Wednesday, January 7, 2015

Using my affinity for convenience for good...

This morning I laid in bed, eating a clementine - the small, easily peeled, seedless and orange-like fruit that comes in crates of a couple of dozen. I didn't feel too well so I was happy to get some Vitamin C in my system, hoping to ward off any illness.  But my easy morning serving of fruit was interrupted by an unwanted seed that I bit down on hard about half way through my clementine. I was mad at that seed.

But this is just an example of how spoiled we are in our current food system.
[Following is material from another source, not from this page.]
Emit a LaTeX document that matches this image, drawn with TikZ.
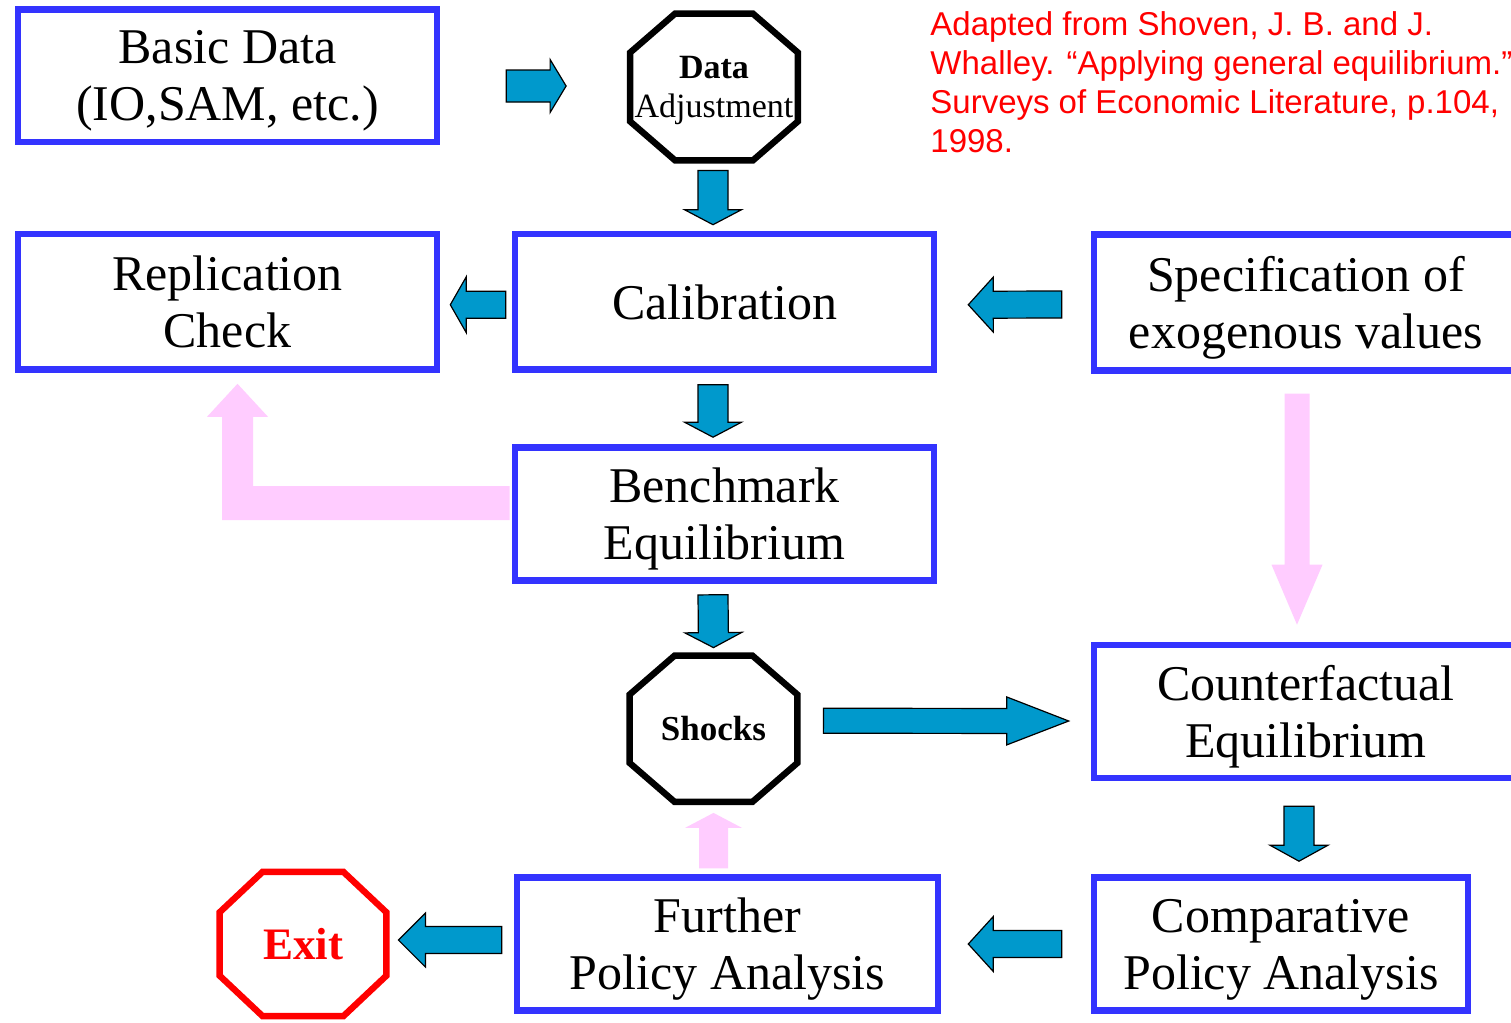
\documentclass[tikz,border=0pt]{standalone}
\usepackage{fontspec}
\setmainfont{Liberation Serif}
\newfontfamily\citefont{Liberation Sans}
\usetikzlibrary{calc}
\pgfdeclarelayer{background}
\pgfsetlayers{background,main}
\definecolor{boxblue}{HTML}{3333FF}
\definecolor{arrowblue}{HTML}{0099CC}
\definecolor{arrowpink}{HTML}{FFCCFF}
\definecolor{citered}{HTML}{FF0000}
% block arrow: #1 style, #2 start coord, #3 tip coord, #4 shaft half width, #5 head half width, #6 head length
\newcommand\blockarrow[6]{%
  \coordinate (bahead) at ($(#3)!#6!(#2)$);
  \path[#1] ($(#2)!#4!90:(#3)$) -- ($(bahead)!#4!-90:(#2)$) -- ($(bahead)!#5!-90:(#2)$) -- (#3)
    -- ($(bahead)!#5!90:(#2)$) -- ($(bahead)!#4!90:(#2)$) -- ($(#2)!#4!-90:(#3)$) -- cycle;}
% octagon around a node: #1 node name, #2 style, #3 x chamfer, #4 y chamfer
\newcommand\octagon[4]{%
  \draw[#2] ($(#1.north west)+(#3,0)$) -- ($(#1.north east)+(-#3,0)$) -- ($(#1.north east)+(0,#4)$)
    -- ($(#1.south east)+(0,-#4)$) -- ($(#1.south east)+(-#3,0)$) -- ($(#1.south west)+(#3,0)$)
    -- ($(#1.south west)+(0,-#4)$) -- ($(#1.north west)+(0,#4)$) -- cycle;}
\begin{document}
\begin{tikzpicture}[x=0.5pt,y=-0.5pt,
  flowbox/.style={draw=boxblue, line width=3.3pt, inner sep=0pt, align=center, text depth=0pt,
    minimum width=209.5pt, minimum height=66pt, font=\fontsize{25}{28.5}\selectfont},
  octnode/.style={draw=none, inner sep=0pt, align=center, text depth=0pt, minimum width=83.5pt, minimum height=72.75pt},
  octline/.style={line width=3.2pt, line join=miter},
  bluearrow/.style={fill=arrowblue, draw=black, line width=0.6pt, line join=miter},
  pinkarrow/.style={fill=arrowpink, draw=none}]
\useasboundingbox (0,0) rectangle (1511,1023);
\clip (0,0) rectangle (1511,1023);

% boxes
\node[flowbox, minimum height=66.25pt] (bd) at (227.5,75.75) {Basic Data\\(IO,SAM, etc.)};
\node[flowbox, minimum height=67.75pt] (rc) at (227.5,301.75) {Replication\\Check};
\node[flowbox, minimum height=67.75pt] (cal) at (724.5,301.75) {Calibration};
\node[flowbox, minimum height=67.75pt, minimum width=212pt] (spec) at (1306,302.5) {Specification of\\exogenous values};
\node[flowbox, minimum height=66.5pt] (bench) at (724.5,514) {Benchmark\\Equilibrium};
\node[flowbox, minimum height=66.5pt, minimum width=212pt] (cf) at (1306,711.5) {Counterfactual\\Equilibrium};
\node[flowbox, minimum height=66.5pt, minimum width=187pt] (comp) at (1281,944) {Comparative\\Policy Analysis};
\node[flowbox, minimum height=66.25pt, minimum width=210.5pt] (fpa) at (727.5,944) {Further\\Policy Analysis};

% octagons
\node[octnode, minimum height=73pt, font=\fontsize{17}{19.5}\selectfont] (da) at (714,87) {\textbf{Data}\\Adjustment};
\octagon{da}{octline, draw=black}{45}{39}
\node[octnode, font=\fontsize{17.5}{20}\selectfont\bfseries] (shocks) at (713.5,728.75) {Shocks};
\octagon{shocks}{octline, draw=black}{45}{39}
\node[octnode, minimum width=83pt, minimum height=71.75pt, text=citered, font=\fontsize{22.5}{25}\selectfont\bfseries] (exit) at (303,944) {Exit};
\octagon{exit}{octline, draw=citered}{43}{40.5}

% citation
\node[anchor=north west, inner sep=0pt, align=left, text=citered,
  font=\citefont\fontsize{16.5}{19.5}\selectfont] (cite) at (930,11)
  {Adapted from Shoven, J. B. and J.\\Whalley. “Applying general equilibrium.”\\Surveys of Economic Literature, p.104,\\1998.};

% connectors
\begin{pgfonlayer}{background}
\fill[white] (0,0) rectangle (1511,1023);
% Basic Data -> Data Adjustment
\coordinate (a1s) at ($(bd.east |- da.center)+(66,-1)$);
\coordinate (a1e) at ($(da.west)+(-64,-1)$);
\blockarrow{bluearrow}{a1s}{a1e}{8pt}{13.25pt}{8pt}
% Data Adjustment -> Calibration
\coordinate (a2s) at ($(da.south)+(-1,10)$);
\coordinate (a2e) at ($(cal.north -| da.south)+(-1,-6)$);
\blockarrow{bluearrow}{a2s}{a2e}{7.5pt}{14.25pt}{7.5pt}
% Calibration -> Replication Check
\coordinate (a3s) at ($(cal.west)+(-6,3)$);
\coordinate (a3e) at ($(rc.east)+(10,3)$);
\blockarrow{bluearrow}{a3s}{a3e}{6.75pt}{14pt}{8pt}
% Specification -> Calibration
\coordinate (a4s) at ($(spec.west)+(-29,2)$);
\coordinate (a4e) at ($(cal.east)+(31,3)$);
\blockarrow{bluearrow}{a4s}{a4e}{6.75pt}{13.75pt}{12.5pt}
% Calibration -> Benchmark
\coordinate (a5s) at ($(cal.south -| da.south)+(-1,12)$);
\coordinate (a5e) at ($(bench.north -| da.south)+(-1,-7)$);
\blockarrow{bluearrow}{a5s}{a5e}{7.5pt}{14.25pt}{7.5pt}
% Benchmark -> Shocks
\coordinate (a6s) at ($(bench.south -| da.south)+(-1,11)$);
\coordinate (a6e) at ($(shocks.north)+(0,-8)$);
\blockarrow{bluearrow}{a6s}{a6e}{7.5pt}{14.25pt}{7.5pt}
% Shocks -> Counterfactual
\coordinate (a7s) at ($(shocks.east)+(26,-8)$);
\coordinate (a7e) at ($(cf.west)+(-22,9.5)$);
\blockarrow{bluearrow}{a7s}{a7e}{6.25pt}{12pt}{31pt}
% Counterfactual -> Comparative
\coordinate (a8s) at ($(cf.south)+(-7,25)$);
\coordinate (a8e) at ($(comp.north)+(18,-13)$);
\blockarrow{bluearrow}{a8s}{a8e}{7.5pt}{14.5pt}{8pt}
% Comparative -> Further
\coordinate (a9s) at ($(comp.west)+(-29,0)$);
\coordinate (a9e) at ($(fpa.east)+(27,0)$);
\blockarrow{bluearrow}{a9s}{a9e}{6.75pt}{13.75pt}{12.5pt}
% Further -> Exit
\coordinate (a10s) at ($(fpa.west)+(-12,-4)$);
\coordinate (a10e) at ($(exit.east)+(12,-4)$);
\blockarrow{bluearrow}{a10s}{a10e}{6.75pt}{13.5pt}{13.5pt}
% Specification -> Counterfactual (pink)
\coordinate (p1s) at ($(spec.south)+(-9,20)$);
\coordinate (p1e) at ($(cf.north)+(-9,-17)$);
\blockarrow{pinkarrow}{p1s}{p1e}{6.25pt}{12.75pt}{30pt}
% Further -> Shocks (pink)
\coordinate (p2s) at ($(fpa.north -| shocks.south)+(0,-6)$);
\coordinate (p2e) at ($(shocks.south)+(0,11)$);
\blockarrow{pinkarrow}{p2s}{p2e}{7.25pt}{14.25pt}{7.5pt}
% Benchmark -> Replication Check (pink, bent)
\coordinate (Ls) at ($(bench.west)+(-2,-11)$);
\coordinate (Le) at ($(rc.south)+(10,11)$);
\path[pinkarrow] ($(Ls)+(0,-17)$) -- ($(Le |- Ls)+(15.5,-17)$) -- ($(Le)+(15.5,33)$) -- ($(Le)+(30.5,33)$)
  -- (Le) -- ($(Le)+(-30.5,33)$) -- ($(Le)+(-15.5,33)$) -- ($(Le |- Ls)+(-15.5,17)$) -- ($(Ls)+(0,17)$) -- cycle;
\end{pgfonlayer}
\end{tikzpicture}
\end{document}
That I assume that a food won't have seeds in it, despite it being the natural course of reproduction?

Granted, the clementine is not the result of biotechnological engineering, but cross-breeding over 100 years ago between the mandarin orange and the sweet orange, but my assumption goes to show how much we are conditioned to see food as for our convenience, rather than having histories of its own - even supposedly "natural" foods.
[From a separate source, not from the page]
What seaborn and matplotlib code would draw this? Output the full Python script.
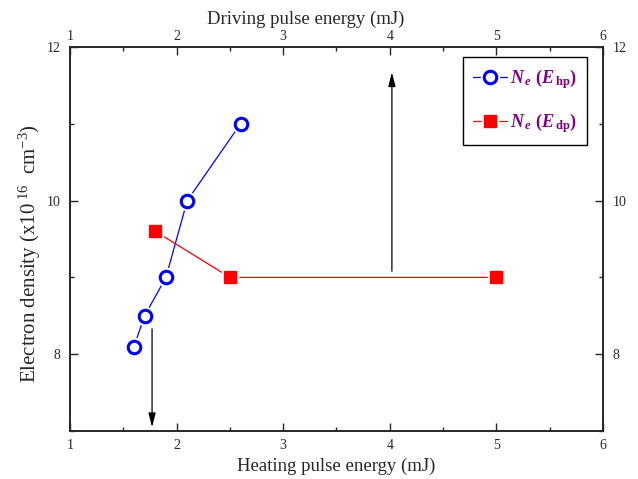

This focus on convenience is one of those things I learned throughout my childhood. As the child of two working parents, school lunches were filled with the seemingly radioactive fruit roll ups and prepackaged crackers that came with ease, not with effort. I find, in my adult life, some of this focus on ease persists no matter how hard I try to reconstruct how I think of food. I somehow still like to eat things that come from a box.

Instead of fighting my own nature, I've started to buy things that come from a box more consciously. Brands like Annie's  or other organic or good-for-you prepackaged or frozen food. I think to make these good food trends stick, we have to make some of them easy.